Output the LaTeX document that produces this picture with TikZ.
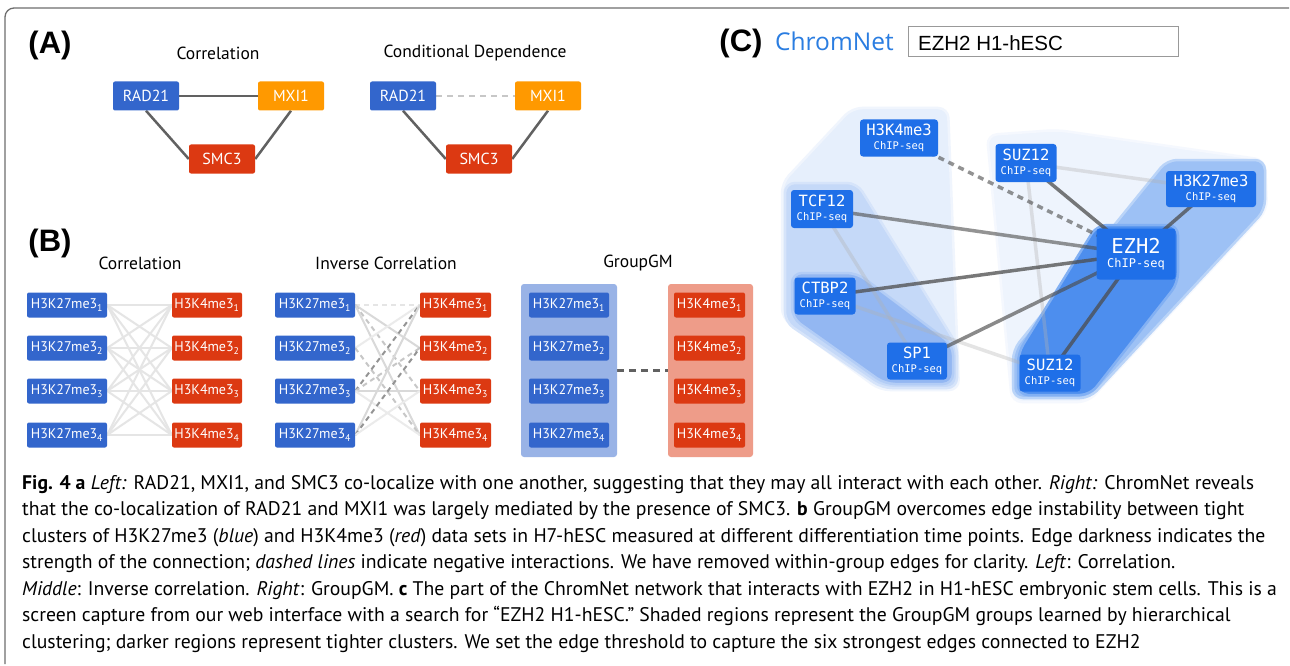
\documentclass[tikz,border=0pt]{standalone}
\usepackage{fontspec}
\setmainfont{PT Sans}
\newfontfamily\labfont{Liberation Sans}
\newfontfamily\chromfont{Open Sans}
\newfontfamily\cmono{DejaVu Sans Mono}

\definecolor{gblue}{HTML}{3366CC}
\definecolor{gred}{HTML}{DC3912}
\definecolor{gorange}{HTML}{FF9900}
\definecolor{gbluegrp}{HTML}{99B3E6}
\definecolor{gredgrp}{HTML}{EE9C89}
\definecolor{cnodeblue}{HTML}{1F6FE8}
\definecolor{chromblue}{HTML}{2A7DE1}
\definecolor{regA}{HTML}{E6EFFC}
\definecolor{regB}{HTML}{C5D9F8}
\definecolor{regC}{HTML}{93B7F2}
\definecolor{regD}{HTML}{EEF4FD}
\definecolor{regE}{HTML}{9DC1F5}
\definecolor{regF}{HTML}{4D8EEE}
\definecolor{framegray}{HTML}{6E6E6E}

\pgfdeclarelayer{paper}
\pgfdeclarelayer{regions}
\pgfdeclarelayer{edges}
\pgfsetlayers{paper,regions,edges,main}

\newlength\capw
\def\capLineA{\textbf{Fig. 4 a} \textit{Left:} RAD21, MXI1, and SMC3 co-localize with one another, suggesting that they may all interact with each other. \textit{Right:} ChromNet reveals}

\begin{document}
% caption size chosen so that the first line spans the full text width
\settowidth\capw{\fontsize{10}{12}\selectfont\capLineA}
\pgfmathsetmacro\capsz{10*1232/\capw}
\begin{tikzpicture}[x=1pt,y=-1pt,
  panel/.style={font=\labfont\bfseries\fontsize{31}{31}\selectfont, inner sep=0},
  ttl/.style={font=\fontsize{17.5}{18}\selectfont, inner sep=0},
  abox/.style={rounded corners=2pt, inner sep=0, text=white, minimum height=29, minimum width=66, font=\fontsize{16}{16}\selectfont},
  bbox/.style={rounded corners=2pt, inner sep=0, text=white, minimum height=25, font=\fontsize{14}{14}\selectfont},
  aedge/.style={draw=black!62, line width=2.5},
  corr/.style={draw=black!10, line width=2},
  invlt/.style={draw=black!15, line width=2},
  invvl/.style={draw=black!8, line width=2},
  invdl/.style={draw=black!10, line width=2, dash pattern=on 5pt off 4pt},
  invdm/.style={draw=black!22, line width=2, dash pattern=on 5pt off 4pt},
  invdk/.style={draw=black!42, line width=2, dash pattern=on 5pt off 4pt},
  cnode/.style={fill=cnodeblue, rounded corners=3pt, inner sep=0, text=white, align=center, font=\cmono},
  cstrong/.style={draw=black!70, draw opacity=0.75, line width=3.5},
  cweak/.style={draw=black!30, draw opacity=0.35, line width=3.5},
  region/.style={rounded corners=10pt, line width=2.5},
  captext/.style={anchor=base west, inner sep=0, font=\fontsize{\capsz}{\capsz}\selectfont}
]
\useasboundingbox (0,0) rectangle (1290,666);
\begin{pgfonlayer}{paper}
\fill[white] (0,0) rectangle (1290,666);
\end{pgfonlayer}

% outer frame
\draw[framegray, line width=1.3, rounded corners=9pt] (5,664) -- (5,8) -- (1289,8);

% ---------------- panel A ----------------
\node[panel] (labA) at (50,45) {(A)};
\node[ttl] (tA1) at (218,53) {Correlation};
\node[ttl] (tA2) at (475,53) {Conditional Dependence};

\node[abox, fill=gblue] (radL) at (146,96) {RAD21};
\node[abox, fill=gorange] (mxiL) at (291,96) {MXI1};
\node[abox, fill=gred] (smcL) at (222,159) {SMC3};
\node[abox, fill=gblue] (radR) at (403,96) {RAD21};
\node[abox, fill=gorange] (mxiR) at (548,96) {MXI1};
\node[abox, fill=gred] (smcR) at (479,159) {SMC3};

\begin{pgfonlayer}{edges}
\draw[aedge] (radL.east) -- (mxiL.west);
\draw[aedge] (radL.south) -- (smcL.west);
\draw[aedge] (mxiL.south) -- (smcL.east);
\draw[draw=black!22, line width=2.5, dash pattern=on 6pt off 5pt] (radR.east) -- (mxiR.west);
\draw[aedge] (radR.south) -- (smcR.west);
\draw[aedge] (mxiR.south) -- (smcR.east);
\end{pgfonlayer}

% ---------------- panel B ----------------
\node[panel] (labB) at (50,243) {(B)};
\node[ttl] (tB1) at (140,263) {Correlation};
\node[ttl] (tB2) at (386,263) {Inverse Correlation};
\node[ttl] (tB3) at (638,263) {GroupGM};

% group backgrounds
\node[fill=gbluegrp, rounded corners=3pt, minimum width=96, minimum height=173, inner sep=0] (gBlue) at (569,370.5) {};
\node[fill=gredgrp, rounded corners=3pt, minimum width=85, minimum height=173, inner sep=0] (gRed) at (710.5,370.5) {};

\foreach \i/\yy in {1/305,2/348,3/391,4/435}{
  \node[bbox, fill=gblue, minimum width=80] (lb\i) at (67,\yy) {H3K27me3\textsubscript{\i}};
  \node[bbox, fill=gred, minimum width=70] (lr\i) at (207,\yy) {H3K4me3\textsubscript{\i}};
  \node[bbox, fill=gblue, minimum width=80] (mb\i) at (315,\yy) {H3K27me3\textsubscript{\i}};
  \node[bbox, fill=gred, minimum width=71] (mr\i) at (455.5,\yy) {H3K4me3\textsubscript{\i}};
  \node[bbox, fill=gblue, minimum width=80] (gb\i) at (569,\yy) {H3K27me3\textsubscript{\i}};
  \node[bbox, fill=gred, minimum width=71] (gr\i) at (709.5,\yy) {H3K4me3\textsubscript{\i}};
}

\begin{pgfonlayer}{edges}
% correlation: every pair
\foreach \i in {1,2,3,4}{
  \foreach \j in {1,2,3,4}{
    \draw[corr] (lb\i.east) -- (lr\j.west);
  }
}
% inverse correlation
\draw[invdl] (mb1.east) -- (mr1.west);
\draw[invlt] (mb1.east) -- (mr2.west);
\draw[invdm] (mb1.east) -- (mr3.west);
\draw[invlt] (mb1.east) -- (mr4.west);
\draw[invvl] (mb2.east) -- (mr1.west);
\draw[invdm] (mb2.east) -- (mr4.west);
\draw[invdk] (mb3.east) -- (mr1.west);
\draw[invdm] (mb3.east) -- (mr2.west);
\draw[invlt] (mb3.east) -- (mr3.west);
\draw[invvl] (mb3.east) -- (mr4.west);
\draw[invlt] (mb4.east) -- (mr1.west);
\draw[invdk] (mb4.east) -- (mr2.west);
\draw[invvl] (mb4.east) -- (mr3.west);
% groupGM: one negative edge between the groups
\draw[draw=black!62, line width=3, dash pattern=on 7pt off 5pt] (gBlue.east) -- (gRed.west);
\end{pgfonlayer}

% ---------------- panel C ----------------
\node[panel] (labC) at (741,43) {(C)};
\node[font=\chromfont\fontsize{24.5}{25}\selectfont, text=chromblue, inner sep=0, anchor=west] (chrom) at (775,41) {ChromNet};
\node[draw=black!40, line width=1, minimum width=270, minimum height=30, inner sep=0] (search) at (1043,42) {};
\node[font=\labfont\fontsize{20.5}{21}\selectfont, inner sep=0, anchor=west] (query) at (918,43) {EZH2 H1-hESC};

\node[cnode, minimum width=78, minimum height=37] (h3k4) at (899,138) {\fontsize{15.5}{15}\selectfont H3K4me3\\[1.5pt]\fontsize{10.5}{15}\selectfont ChIP-seq};
\node[cnode, minimum width=61, minimum height=38] (suzT) at (1026,163) {\fontsize{15.5}{15}\selectfont SUZ12\\[1.5pt]\fontsize{10.5}{15}\selectfont ChIP-seq};
\node[cnode, minimum width=90, minimum height=36] (h3k27) at (1211,189) {\fontsize{15.5}{15}\selectfont H3K27me3\\[1.5pt]\fontsize{10.5}{15}\selectfont ChIP-seq};
\node[cnode, minimum width=62, minimum height=38] (tcf) at (822,209) {\fontsize{15.5}{15}\selectfont TCF12\\[1.5pt]\fontsize{10.5}{15}\selectfont ChIP-seq};
\node[cnode, minimum width=79, minimum height=51] (ezh) at (1136,254) {\fontsize{20.5}{20}\selectfont EZH2\\[2pt]\fontsize{12}{18}\selectfont ChIP-seq};
\node[cnode, minimum width=61, minimum height=37] (ctbp) at (825,296) {\fontsize{15.5}{15}\selectfont CTBP2\\[1.5pt]\fontsize{10.5}{15}\selectfont ChIP-seq};
\node[cnode, minimum width=60, minimum height=37] (sp1) at (917,361) {\fontsize{15.5}{15}\selectfont SP1\\[1.5pt]\fontsize{10.5}{15}\selectfont ChIP-seq};
\node[cnode, minimum width=61, minimum height=37] (suzB) at (1050,373) {\fontsize{15.5}{15}\selectfont SUZ12\\[1.5pt]\fontsize{10.5}{15}\selectfont ChIP-seq};

% shaded cluster regions (outer to inner)
\begin{pgfonlayer}{regions}
\filldraw[region, fill=regA, draw=regA!60] (852,108) -- (948,108) -- (959,390) -- (880,390) -- (782,318) -- (782,183) -- cycle;
\filldraw[region, fill=regD, draw=regD!60] (987,135) -- (1057,130) -- (1265,160) -- (1267,210) -- (1088,402) -- (1012,402) -- cycle;
\filldraw[region, fill=regB, draw=regB!70] (785,183) -- (857,183) -- (957,345) -- (957,388) -- (882,388) -- (785,322) -- cycle;
\filldraw[region, fill=regE, draw=regE!70] (1167,160) -- (1265,160) -- (1265,210) -- (1090,398) -- (1013,398) -- (1013,350) -- cycle;
\filldraw[region, fill=regC, draw=regC!70] (792,273) -- (857,273) -- (953,345) -- (953,384) -- (885,384) -- (792,318) -- cycle;
\filldraw[region, fill=regF, draw=regF!70] (1097,225) -- (1178,225) -- (1178,283) -- (1090,395) -- (1018,395) -- (1018,353) -- cycle;
\end{pgfonlayer}

\begin{pgfonlayer}{edges}
\draw[cweak] (suzT.center) -- (h3k27.center);
\draw[cweak] (suzT.center) -- (suzB.center);
\draw[cweak] (tcf.center) -- (sp1.center);
\draw[cweak] (ctbp.center) -- (suzB.center);
\draw[cstrong, dash pattern=on 6pt off 5pt, draw opacity=0.6] (h3k4.center) -- (ezh.center);
\draw[cstrong] (suzT.center) -- (ezh.center);
\draw[cstrong] (h3k27.center) -- (ezh.center);
\draw[cstrong, draw opacity=0.6] (tcf.center) -- (ezh.center);
\draw[cstrong] (ctbp.center) -- (ezh.center);
\draw[cstrong, draw opacity=0.65] (sp1.center) -- (ezh.center);
\draw[cstrong] (suzB.center) -- (ezh.center);
\end{pgfonlayer}

% ---------------- caption ----------------
\node[captext] (cap1) at (22,489) {\capLineA};
\node[captext] (cap2) at (22,515.5) {that the co-localization of RAD21 and MXI1 was largely mediated by the presence of SMC3. \textbf{b} GroupGM overcomes edge instability between tight};
\node[captext] (cap3) at (22,542) {clusters of H3K27me3 (\textit{blue}) and H3K4me3 (\textit{red}) data sets in H7-hESC measured at different differentiation time points. Edge darkness indicates the};
\node[captext] (cap4) at (22,568.5) {strength of the connection; \textit{dashed lines} indicate negative interactions. We have removed within-group edges for clarity. \textit{Left}: Correlation.};
\node[captext] (cap5) at (22,595) {\textit{Middle}: Inverse correlation. \textit{Right}: GroupGM. \textbf{c} The part of the ChromNet network that interacts with EZH2 in H1-hESC embryonic stem cells. This is a};
\node[captext] (cap6) at (22,621.5) {screen capture from our web interface with a search for “EZH2 H1-hESC.” Shaded regions represent the GroupGM groups learned by hierarchical};
\node[captext] (cap7) at (22,648) {clustering; darker regions represent tighter clusters. We set the edge threshold to capture the six strongest edges connected to EZH2};
\end{tikzpicture}
\end{document}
=-=-=
## Given request
Transcribe the opening line of the listing above, please, and every line after it through the line with "RAD21, MXI1, and", word for word, without pictures.

## Response to the task
Output the LaTeX document that produces this picture with TikZ.
\documentclass[tikz,border=0pt]{standalone}
\usepackage{fontspec}
\setmainfont{PT Sans}
\newfontfamily\labfont{Liberation Sans}
\newfontfamily\chromfont{Open Sans}
\newfontfamily\cmono{DejaVu Sans Mono}

\definecolor{gblue}{HTML}{3366CC}
\definecolor{gred}{HTML}{DC3912}
\definecolor{gorange}{HTML}{FF9900}
\definecolor{gbluegrp}{HTML}{99B3E6}
\definecolor{gredgrp}{HTML}{EE9C89}
\definecolor{cnodeblue}{HTML}{1F6FE8}
\definecolor{chromblue}{HTML}{2A7DE1}
\definecolor{regA}{HTML}{E6EFFC}
\definecolor{regB}{HTML}{C5D9F8}
\definecolor{regC}{HTML}{93B7F2}
\definecolor{regD}{HTML}{EEF4FD}
\definecolor{regE}{HTML}{9DC1F5}
\definecolor{regF}{HTML}{4D8EEE}
\definecolor{framegray}{HTML}{6E6E6E}

\pgfdeclarelayer{paper}
\pgfdeclarelayer{regions}
\pgfdeclarelayer{edges}
\pgfsetlayers{paper,regions,edges,main}

\newlength\capw
\def\capLineA{\textbf{Fig. 4 a} \textit{Left:} RAD21, MXI1, and SMC3 co-localize with one another, suggesting that they may all interact with each other. \textit{Right:} ChromNet reveals}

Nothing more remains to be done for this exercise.